With that on the bench, you can build out of wood a unit that is similar to a guitar fret edger. A 1 1/2" X 1 1/2" board, 20 inches long, with a cut just parallel to one corner, lengthwise, at the angle of the sharpened edge of the blade. Make it deep enough to just get the blade in and leave the sharpened edge stick out. With the blade inserted, the cutting edge should be parallel to one side of the long board. I will assume you have some kind of cutout in the blades for holddowns, so you need to add a tightening fixture to the board of some sort.

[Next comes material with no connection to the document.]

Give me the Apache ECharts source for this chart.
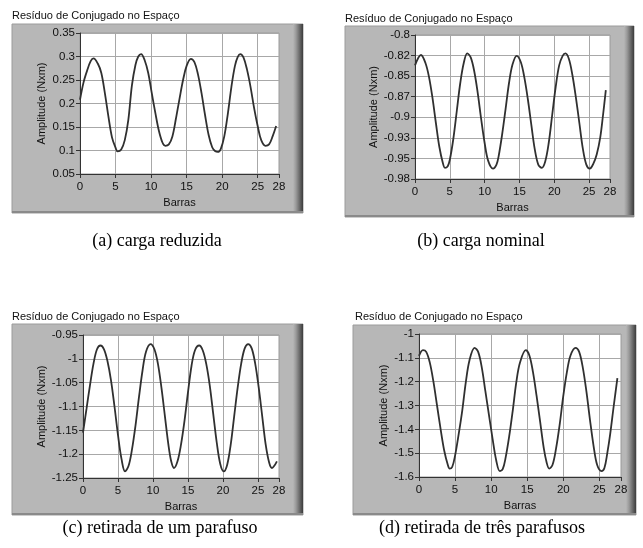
<!DOCTYPE html>
<html><head><meta charset="utf-8">
<script src="https://cdn.jsdelivr.net/npm/echarts@6/dist/echarts.min.js"></script>
<style>html,body{margin:0;padding:0;background:#fff}#c{width:643px;height:548px}</style>
</head><body><div id="c"></div>
<script>
// ---- data ----
const panelTitle = 'Resíduo de Conjugado no Espaço';
const yAxisName = 'Amplitude (Nxm)';
const xAxisName = 'Barras';
const captions = ['(a) carga reduzida', '(b) carga nominal', '(c) retirada de um parafuso', '(d) retirada de três parafusos'];
const xTicks = [0, 5, 10, 15, 20, 25, 28];

const aX = [0,0.5,1,1.5,1.9,2.5,3,3.5,4,4.5,5,5.3,5.8,6.3,6.8,7.3,7.8,8.2,8.6,9.1,9.6,10.1,10.6,11.1,11.6,12,12.5,13,13.5,14,14.5,15,15.6,16.1,16.6,17.1,17.6,18.1,18.6,19,19.4,19.8,20.3,20.8,21.3,21.8,22.2,22.55,23,23.5,24,24.5,25,25.5,26.1,26.6,27.1,27.6];
const aY = [0.208,0.245,0.27,0.29,0.296,0.285,0.265,0.222,0.172,0.128,0.106,0.098,0.102,0.122,0.165,0.238,0.282,0.3,0.305,0.292,0.265,0.222,0.18,0.142,0.117,0.110,0.113,0.13,0.168,0.21,0.25,0.28,0.295,0.288,0.262,0.222,0.175,0.133,0.107,0.099,0.097,0.103,0.13,0.178,0.235,0.28,0.299,0.305,0.298,0.272,0.235,0.19,0.152,0.122,0.11,0.113,0.13,0.152];

const bX = [0,0.86,1.5,2,2.5,3,3.5,4,4.3,4.7,5,5.5,6,6.5,7,7.5,8,8.5,9,9.5,10,10.5,11.2,11.7,12,12.5,13,13.5,14,14.6,15.2,15.7,16.2,16.7,17.2,17.7,18.2,18.7,19.2,19.7,20.2,20.7,21.2,21.6,22.1,22.6,23.1,23.6,24.1,24.6,25.1,25.6,26.1,26.6,27,27.4];
const bY = [-0.838,-0.825,-0.835,-0.852,-0.878,-0.91,-0.94,-0.96,-0.966,-0.964,-0.956,-0.93,-0.895,-0.86,-0.835,-0.823,-0.828,-0.845,-0.872,-0.905,-0.935,-0.957,-0.967,-0.962,-0.952,-0.925,-0.893,-0.86,-0.837,-0.826,-0.834,-0.853,-0.88,-0.912,-0.943,-0.962,-0.966,-0.958,-0.935,-0.9,-0.865,-0.838,-0.826,-0.823,-0.83,-0.85,-0.878,-0.91,-0.942,-0.962,-0.967,-0.961,-0.949,-0.928,-0.9,-0.869];
const bTickLabels = ['-0.98', '-0.95', '-0.93', '-0.9', '-0.87', '-0.85', '-0.82', '-0.8'];

const cX = [0,0.5,1,1.5,2,2.5,3,3.5,4,4.5,5,5.5,6,6.5,7,7.5,8,8.5,9,9.66,10.2,10.7,11.2,11.7,12.2,12.6,13,13.5,14,14.5,15,15.5,16,16.6,17.1,17.6,18.1,18.6,19.1,19.6,20.1,20.6,21.1,21.6,22.1,22.6,23.1,23.6,24.1,24.6,25.1,25.6,26.1,26.6,27,27.3,27.7];
const cY = [-1.155,-1.105,-1.055,-1.01,-0.98,-0.972,-0.98,-1.005,-1.045,-1.1,-1.16,-1.21,-1.236,-1.225,-1.19,-1.14,-1.08,-1.025,-0.985,-0.969,-0.98,-1.01,-1.06,-1.12,-1.18,-1.215,-1.229,-1.215,-1.18,-1.13,-1.07,-1.015,-0.982,-0.972,-0.982,-1.01,-1.055,-1.115,-1.175,-1.22,-1.236,-1.222,-1.18,-1.12,-1.06,-1.01,-0.978,-0.969,-0.978,-1.01,-1.06,-1.12,-1.18,-1.218,-1.229,-1.225,-1.215];

const dX = [0,0.55,1,1.5,2,2.5,3,3.5,4,4.25,4.6,5,5.5,6,6.5,7,7.7,8.2,8.7,9.2,9.7,10.2,10.7,11.2,11.6,12,12.5,13,13.5,14,14.8,15.3,15.8,16.3,16.8,17.3,17.7,18.05,18.5,19,19.5,20,20.5,21,21.7,22.2,22.7,23.2,23.7,24.2,24.7,25.3,25.7,26.1,26.5,27,27.5];
const dY = [-1.092,-1.068,-1.075,-1.12,-1.2,-1.3,-1.4,-1.49,-1.55,-1.565,-1.558,-1.51,-1.42,-1.32,-1.2,-1.11,-1.058,-1.075,-1.14,-1.24,-1.34,-1.44,-1.53,-1.575,-1.567,-1.52,-1.43,-1.32,-1.2,-1.12,-1.068,-1.09,-1.16,-1.26,-1.37,-1.48,-1.54,-1.565,-1.55,-1.48,-1.38,-1.26,-1.16,-1.09,-1.058,-1.075,-1.14,-1.24,-1.36,-1.47,-1.55,-1.575,-1.562,-1.5,-1.42,-1.3,-1.185];

const yRanges = [
  {min: 0.05, max: 0.35, interval: 0.05},
  {min: -0.98, max: -0.8, labels: bTickLabels},
  {min: -1.25, max: -0.95, interval: 0.05},
  {min: -1.6, max: -1, interval: 0.1}
];
const seriesX = [aX, bX, cX, dX];
const seriesY = [aY, bY, cY, dY];

// ---- layout ----
const layout = [
  {frame: [12, 24, 291, 189], plot: [80, 33, 279, 174], title: [12, 16], caption: [157, 241], nameGap: 33},
  {frame: [345, 26, 289, 191], plot: [415, 35, 610, 179], title: [345, 19], caption: [481, 241], nameGap: 35},
  {frame: [12, 324, 291, 191], plot: [83, 335, 279, 478], title: [12, 317], caption: [160, 528], nameGap: 36},
  {frame: [353, 325, 283, 190], plot: [419, 334, 621, 477], title: [355, 317], caption: [482, 528], nameGap: 30}
];

const FONT = 'Liberation Sans, Arial, sans-serif';
const grids = [], xAxes = [], yAxes = [], series = [], graphics = [];

layout.forEach((L, i) => {
  const [px0, py0, px1, py1] = L.plot;
  grids.push({left: px0, top: py0, width: px1 - px0, height: py1 - py0, show: true,
    backgroundColor: '#ffffff', borderColor: '#9a9a9a', borderWidth: 1, containLabel: false});
  xAxes.push({
    type: 'value', gridIndex: i, min: 0, max: 28,
    name: xAxisName, nameLocation: 'middle', nameGap: 23,
    nameTextStyle: {fontFamily: FONT, fontSize: 11, color: '#111'},
    axisLine: {show: true, onZero: false, lineStyle: {color: '#333', width: 1}},
    axisTick: {show: true, length: 4, customValues: xTicks, lineStyle: {color: '#333'}},
    axisLabel: {customValues: xTicks, margin: 7, fontFamily: FONT, fontSize: 11.5, color: '#111', showMinLabel: true, showMaxLabel: true},
    splitLine: {show: true, lineStyle: {color: '#a8a8a8', width: 1}}
  });
  const R = yRanges[i];
  let yTickVals;
  if (R.labels) {
    yTickVals = R.labels.map((_, k) => R.min + k * (R.max - R.min) / (R.labels.length - 1));
  } else {
    yTickVals = [];
    const n = Math.round((R.max - R.min) / R.interval);
    for (let k = 0; k <= n; k++) yTickVals.push(+(R.min + k * R.interval).toFixed(4));
  }
  yAxes.push({
    type: 'value', gridIndex: i, min: R.min, max: R.max,
    name: yAxisName, nameLocation: 'middle', nameGap: L.nameGap,
    nameTextStyle: {fontFamily: FONT, fontSize: 11, color: '#111'},
    axisLine: {show: true, onZero: false, lineStyle: {color: '#333', width: 1}},
    axisTick: {show: true, length: 4, customValues: yTickVals, lineStyle: {color: '#333'}},
    axisLabel: {customValues: yTickVals, margin: 5, fontFamily: FONT, fontSize: 11.5, color: '#111',
      showMinLabel: true, showMaxLabel: true,
      formatter: R.labels ? (v) => {
        let best = 0, bd = 1e9;
        yTickVals.forEach((t, k) => { const d = Math.abs(t - v); if (d < bd) { bd = d; best = k; } });
        return R.labels[best];
      } : (v) => String(+v.toFixed(3))},
    splitLine: {show: true, lineStyle: {color: '#a8a8a8', width: 1}}
  });
  series.push({
    type: 'line', xAxisIndex: i, yAxisIndex: i,
    data: seriesX[i].map((x, k) => [x, seriesY[i][k]]),
    showSymbol: false, smooth: 0.35,
    lineStyle: {color: '#303030', width: 1.8},
    z: 5
  });
  const [fx, fy, fw, fh] = L.frame;
  graphics.push({type: 'rect', z: -10, shape: {x: fx, y: fy, width: fw, height: fh},
    style: {fill: '#b7b7b7', stroke: '#9c9c9c', lineWidth: 1}});
  graphics.push({type: 'rect', z: -9, shape: {x: fx + fw - 10, y: fy, width: 10, height: fh},
    style: {fill: new echarts.graphic.LinearGradient(0, 0, 1, 0, [
      {offset: 0, color: '#b7b7b7'}, {offset: 0.3, color: '#9a9a9a'}, {offset: 1, color: '#3c3c3c'}])}});
  graphics.push({type: 'rect', z: -9, shape: {x: fx, y: fy + fh - 2, width: fw, height: 2},
    style: {fill: '#8a8a8a'}});
  graphics.push({type: 'text', z: 10, x: L.title[0], y: L.title[1],
    style: {text: panelTitle, font: '11px ' + FONT, fill: '#111', align: 'left', verticalAlign: 'middle'}});
  graphics.push({type: 'text', z: 10, x: L.caption[0], y: L.caption[1],
    style: {text: captions[i], font: '18px "Liberation Serif", "Times New Roman", serif', fill: '#000', align: 'center', verticalAlign: 'middle'}});
});

const chart = echarts.init(document.getElementById('c'), null, {renderer: 'canvas'});
chart.setOption({
  animation: false,
  backgroundColor: '#ffffff',
  grid: grids, xAxis: xAxes, yAxis: yAxes, series: series,
  graphic: {elements: graphics}
});
</script></body></html>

When done, you should have the edge of the blade sticking out of the square long board, parallel to the granite block when you lay it down flat with the edge down.
Cover half of the granite block with 220 grit, glued down, and run the blade across the edge of the paper so the blade is on the paper, the board is on the granite, back and forth covering the whole blade as best as you can. Remove the blade from the wood and reverse it on the paper, removing any backside burrs.

I have a unit similar to this that has a file inserted at the right angle instead of a blade, that I run across the edge of a fretboard that cleans off fret edges and tapers them nicely.


----------



## PurpLev (May 30, 2008)

here you go:



just make if your needed length to suit your knives

(there are a few of those here on LJ and on the web…)


----------



## Loren (May 30, 2008)

You can file them in place using diamond hones. You won't
get nicks out this way. For that you have to grind. You
can file them in place with a mill file but it's a bit of work
to then go hone them as sharp as a grind on a proper
knife grinder.

There are a lot of jigs for this sort of thing in the old FWW
magazines, before all the fancy woodworking stuff stared
coming out in the 1980s.


----------



## Tennessee (Jul 8, 2011)

Purplev, is that stair rail? Cool idea!


----------